On remand, the hearing officer should allow the parties an opportunity to stipulate to the date of statutory MMI. If the parties are unable to stipulate, the hearing officer should take additional evidence to determine the date of statutory MMI in order to inform the designated doctor of the date of statutory MMI. The hearing officer should ensure that the treating doctor and insurance carrier shall send to the designated doctor all of the claimant’s medical records that are in their possession relating to the issue to be evaluated by the designated doctor.
We note the certifying doctors involved in this case, Dr. B, Dr. S, Dr. CA, and Dr. C, have certified MMI/IR based on differing diagnoses of the claimant’s compensable left wrist injury.
Dr. B is the designated doctor in this case. On remand, the hearing officer is to determine whether Dr. B is still qualified and available to be the designated doctor. If Dr. B is no longer qualified or available to serve as the designated doctor, then another designated doctor is to be appointed pursuant to Rule 127.5(c) to determine MMI and IR for the compensable injury. The hearing officer is to advise the designated doctor what the date of statutory MMI is and which body parts or conditions are in dispute.
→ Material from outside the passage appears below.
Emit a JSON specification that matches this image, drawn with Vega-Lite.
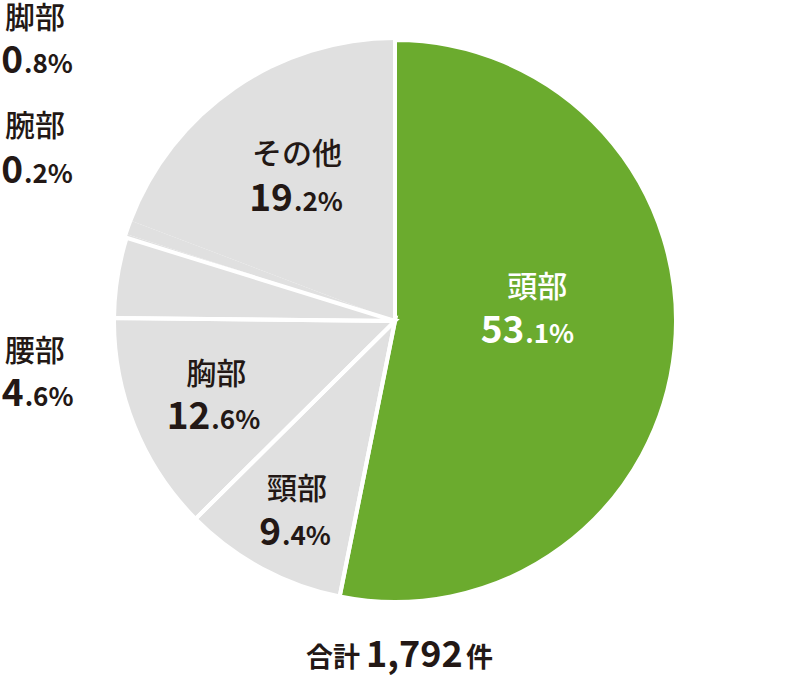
{
  "$schema": "https://vega.github.io/schema/vega-lite/v6.json",
  "width": 790,
  "height": 642,
  "padding": {"left": 0, "top": 0, "right": 0, "bottom": 34},
  "autosize": {"type": "none"},
  "background": "white",
  "config": {
    "view": {"stroke": null},
    "text": {"font": "Noto Sans CJK JP", "color": "#231815", "baseline": "alphabetic"}
  },
  "data": {
    "values": [
      {"part": "頭部", "pct": 53.1},
      {"part": "頸部", "pct": 9.4},
      {"part": "胸部", "pct": 12.6},
      {"part": "腰部", "pct": 4.6},
      {"part": "腕部", "pct": 0.2},
      {"part": "脚部", "pct": 0.8},
      {"part": "その他", "pct": 19.2}
    ]
  },
  "layer": [
    {
      "transform": [
        {"window": [{"op": "row_number", "as": "i"}]},
        {"calculate": "format(floor(datum.pct), 'd')", "as": "ip"},
        {"calculate": "'.' + format(round(datum.pct * 10) % 10, 'd') + '%'", "as": "dp"}
      ],
      "encoding": {
        "theta": {"field": "pct", "type": "quantitative", "stack": true},
        "order": {"field": "i", "type": "quantitative"}
      },
      "layer": [
        {
          "mark": {"type": "arc", "outerRadius": 281},
          "encoding": {
            "color": {
              "field": "part",
              "type": "nominal",
              "scale": {
                "domain": ["頭部", "頸部", "胸部", "腰部", "腕部", "脚部", "その他"],
                "range": ["#6bab2e", "#e0e0e0", "#e0e0e0", "#e0e0e0", "#e0e0e0", "#e0e0e0", "#e0e0e0"]
              },
              "legend": null
            }
          }
        },
        {
          "mark": {"type": "arc", "outerRadius": 281, "filled": false, "stroke": "white"},
          "encoding": {
            "strokeWidth": {
              "condition": {"test": "datum.part === '腕部' || datum.part === '脚部' || datum.part === 'その他'", "value": 0},
              "value": 4
            }
          }
        },

        {"mark": {"type": "text", "radius": 140, "dx": 3, "dy": -38, "align": "center", "fontSize": 30, "fontWeight": 500, "color": "white"},
         "encoding": {"text": {"condition": {"test": "datum.part === '頭部'", "field": "part", "type": "nominal"}, "value": ""}}},
        {"mark": {"type": "text", "radius": 140, "dx": -10, "dy": 8, "align": "right", "fontSize": 37, "fontWeight": "bold", "color": "white"},
         "encoding": {"text": {"condition": {"test": "datum.part === '頭部'", "field": "ip", "type": "nominal"}, "value": ""}}},
        {"mark": {"type": "text", "radius": 140, "dx": -9, "dy": 8, "align": "left", "fontSize": 26, "fontWeight": "bold", "color": "white"},
         "encoding": {"text": {"condition": {"test": "datum.part === '頭部'", "field": "dp", "type": "nominal"}, "value": ""}}},

        {"mark": {"type": "text", "radius": 178, "dx": 3, "dy": -10, "align": "center", "fontSize": 30, "fontWeight": 500},
         "encoding": {"text": {"condition": {"test": "datum.part === 'その他'", "field": "part", "type": "nominal"}, "value": ""}}},
        {"mark": {"type": "text", "radius": 178, "dx": -1, "dy": 37, "align": "right", "fontSize": 37, "fontWeight": "bold"},
         "encoding": {"text": {"condition": {"test": "datum.part === 'その他'", "field": "ip", "type": "nominal"}, "value": ""}}},
        {"mark": {"type": "text", "radius": 178, "dx": 0, "dy": 37, "align": "left", "fontSize": 26, "fontWeight": "bold"},
         "encoding": {"text": {"condition": {"test": "datum.part === 'その他'", "field": "dp", "type": "nominal"}, "value": ""}}},

        {"mark": {"type": "text", "radius": 196, "dx": 3, "dy": -11, "align": "center", "fontSize": 30, "fontWeight": 500},
         "encoding": {"text": {"condition": {"test": "datum.part === '胸部'", "field": "part", "type": "nominal"}, "value": ""}}},
        {"mark": {"type": "text", "radius": 196, "dx": -3, "dy": 34, "align": "right", "fontSize": 37, "fontWeight": "bold"},
         "encoding": {"text": {"condition": {"test": "datum.part === '胸部'", "field": "ip", "type": "nominal"}, "value": ""}}},
        {"mark": {"type": "text", "radius": 196, "dx": -2, "dy": 34, "align": "left", "fontSize": 26, "fontWeight": "bold"},
         "encoding": {"text": {"condition": {"test": "datum.part === '胸部'", "field": "dp", "type": "nominal"}, "value": ""}}},

        {"mark": {"type": "text", "radius": 213, "dx": 3, "dy": -10, "align": "center", "fontSize": 30, "fontWeight": 500},
         "encoding": {"text": {"condition": {"test": "datum.part === '頸部'", "field": "part", "type": "nominal"}, "value": ""}}},
        {"mark": {"type": "text", "radius": 213, "dx": -13, "dy": 36, "align": "right", "fontSize": 37, "fontWeight": "bold"},
         "encoding": {"text": {"condition": {"test": "datum.part === '頸部'", "field": "ip", "type": "nominal"}, "value": ""}}},
        {"mark": {"type": "text", "radius": 213, "dx": -12, "dy": 36, "align": "left", "fontSize": 26, "fontWeight": "bold"},
         "encoding": {"text": {"condition": {"test": "datum.part === '頸部'", "field": "dp", "type": "nominal"}, "value": ""}}},

        {"mark": {"type": "text", "radius": 300, "dx": -107, "dy": -194, "align": "left", "fontSize": 30, "fontWeight": 500},
         "encoding": {"text": {"condition": {"test": "datum.part === '脚部'", "field": "part", "type": "nominal"}, "value": ""}}},
        {"mark": {"type": "text", "radius": 300, "dx": -89, "dy": -149, "align": "right", "fontSize": 37, "fontWeight": "bold"},
         "encoding": {"text": {"condition": {"test": "datum.part === '脚部'", "field": "ip", "type": "nominal"}, "value": ""}}},
        {"mark": {"type": "text", "radius": 300, "dx": -88, "dy": -149, "align": "left", "fontSize": 26, "fontWeight": "bold"},
         "encoding": {"text": {"condition": {"test": "datum.part === '脚部'", "field": "dp", "type": "nominal"}, "value": ""}}},

        {"mark": {"type": "text", "radius": 300, "dx": -104, "dy": -94, "align": "left", "fontSize": 30, "fontWeight": 500},
         "encoding": {"text": {"condition": {"test": "datum.part === '腕部'", "field": "part", "type": "nominal"}, "value": ""}}},
        {"mark": {"type": "text", "radius": 300, "dx": -86, "dy": -47, "align": "right", "fontSize": 37, "fontWeight": "bold"},
         "encoding": {"text": {"condition": {"test": "datum.part === '腕部'", "field": "ip", "type": "nominal"}, "value": ""}}},
        {"mark": {"type": "text", "radius": 300, "dx": -85, "dy": -47, "align": "left", "fontSize": 26, "fontWeight": "bold"},
         "encoding": {"text": {"condition": {"test": "datum.part === '腕部'", "field": "dp", "type": "nominal"}, "value": ""}}},

        {"mark": {"type": "text", "radius": 300, "dx": -94, "dy": 87, "align": "left", "fontSize": 30, "fontWeight": 500},
         "encoding": {"text": {"condition": {"test": "datum.part === '腰部'", "field": "part", "type": "nominal"}, "value": ""}}},
        {"mark": {"type": "text", "radius": 300, "dx": -75, "dy": 132, "align": "right", "fontSize": 37, "fontWeight": "bold"},
         "encoding": {"text": {"condition": {"test": "datum.part === '腰部'", "field": "ip", "type": "nominal"}, "value": ""}}},
        {"mark": {"type": "text", "radius": 300, "dx": -74, "dy": 132, "align": "left", "fontSize": 26, "fontWeight": "bold"},
         "encoding": {"text": {"condition": {"test": "datum.part === '腰部'", "field": "dp", "type": "nominal"}, "value": ""}}}
      ]
    },
    {
      "data": {"values": [{"label": "合計", "total": 1792, "unit": "件"}]},
      "layer": [
        {"mark": {"type": "text", "dx": -35, "dy": 346, "align": "right", "fontSize": 27, "fontWeight": "bold"},
         "encoding": {"text": {"field": "label", "type": "nominal"}}},
        {"mark": {"type": "text", "dx": -29, "dy": 346, "align": "left", "fontSize": 36, "fontWeight": "bold"},
         "encoding": {"text": {"field": "total", "type": "quantitative", "format": ","}}},
        {"mark": {"type": "text", "dx": 71, "dy": 346, "align": "left", "fontSize": 27, "fontWeight": "bold"},
         "encoding": {"text": {"field": "unit", "type": "nominal"}}}
      ]
    }
  ]
}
The designated doctor is then to be requested to give an opinion on MMI (which cannot be after the statutory MMI date) and to provide multiple certifications of IR that take into account the various body parts and conditions that are in dispute.
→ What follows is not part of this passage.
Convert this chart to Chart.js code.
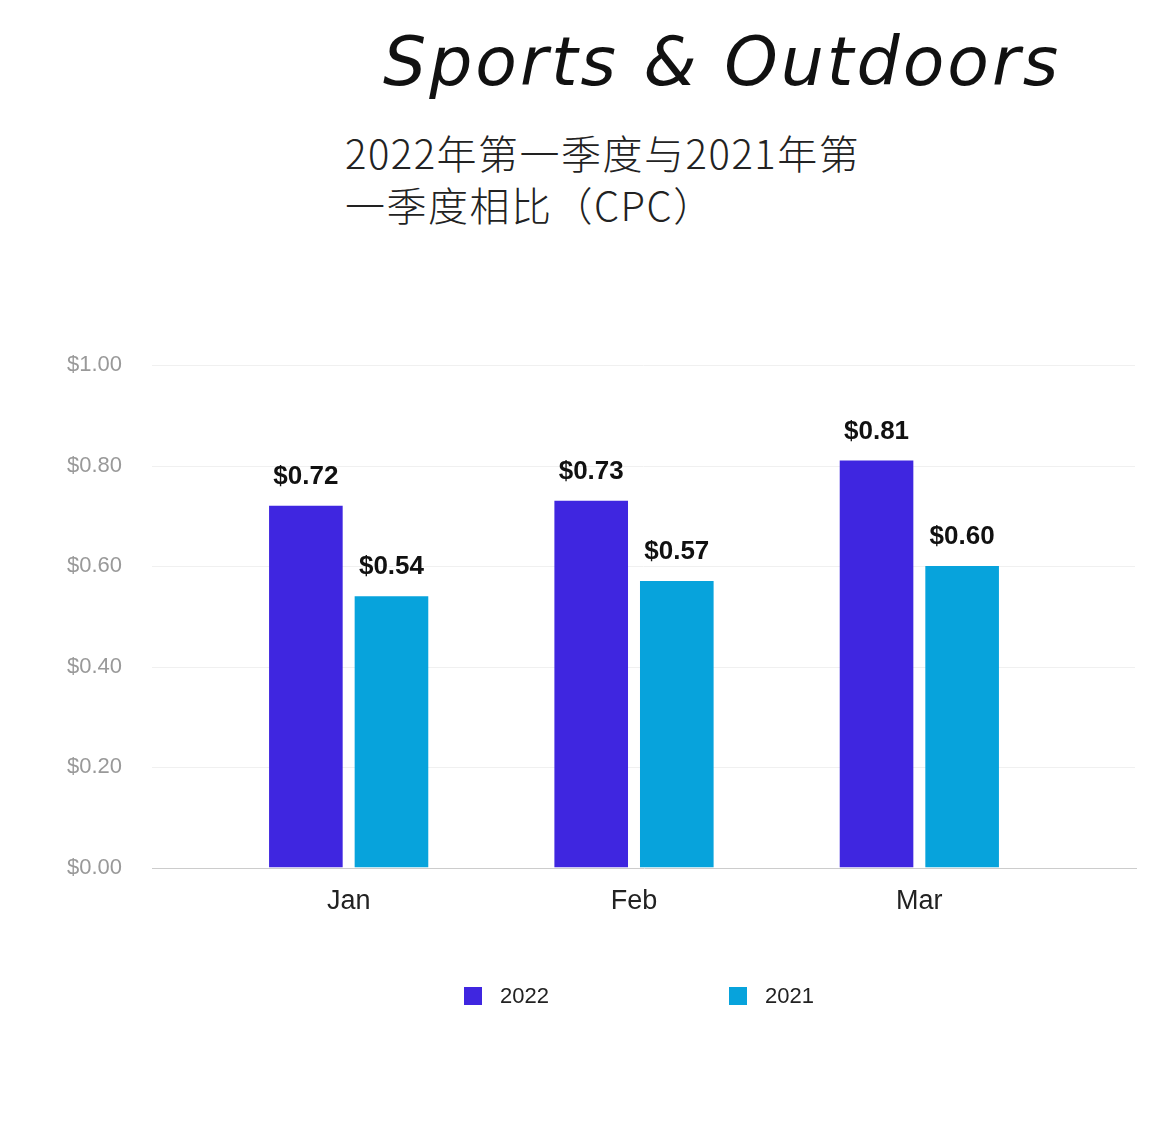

The parties are to be provided with the hearing officer’s letter to the designated doctor and the designated doctor’s response. The parties are to be allowed an opportunity to respond.
Pending resolution of the remand, a final decision has not been made in this case. However, since reversal and remand necessitate the issuance of a new decision and order by the hearing officer, a party who wishes to appeal from such new decision must file a request for review not later than 15 days after the date on which such new decision is received from the Division, pursuant to Section 410.202 which was amended June 17, 2001, to exclude Saturdays and Sundays and holidays listed in Section 662.003 of the Texas Government Code in the computation of the 15-day appeal and response periods. See APD 060721, decided June 12, 2006.
The true corporate name of the insurance carrier is AMERISURE INSURANCE COMPANY and the name and address of its registered agent for service of process is
5221 NORTH O’CONNOR BOULEVARD, SUITE 400
IRVING, TEXAS 75039-3711.
Cynthia A. Brown
Thomas A. Knapp
Margaret L. Turner
We note that Dr. B provided an alternative certification of MMI/IR that included a disputed body part, the right shoulder. However, the claimant testified at the CCH that he had never claimed a right shoulder injury.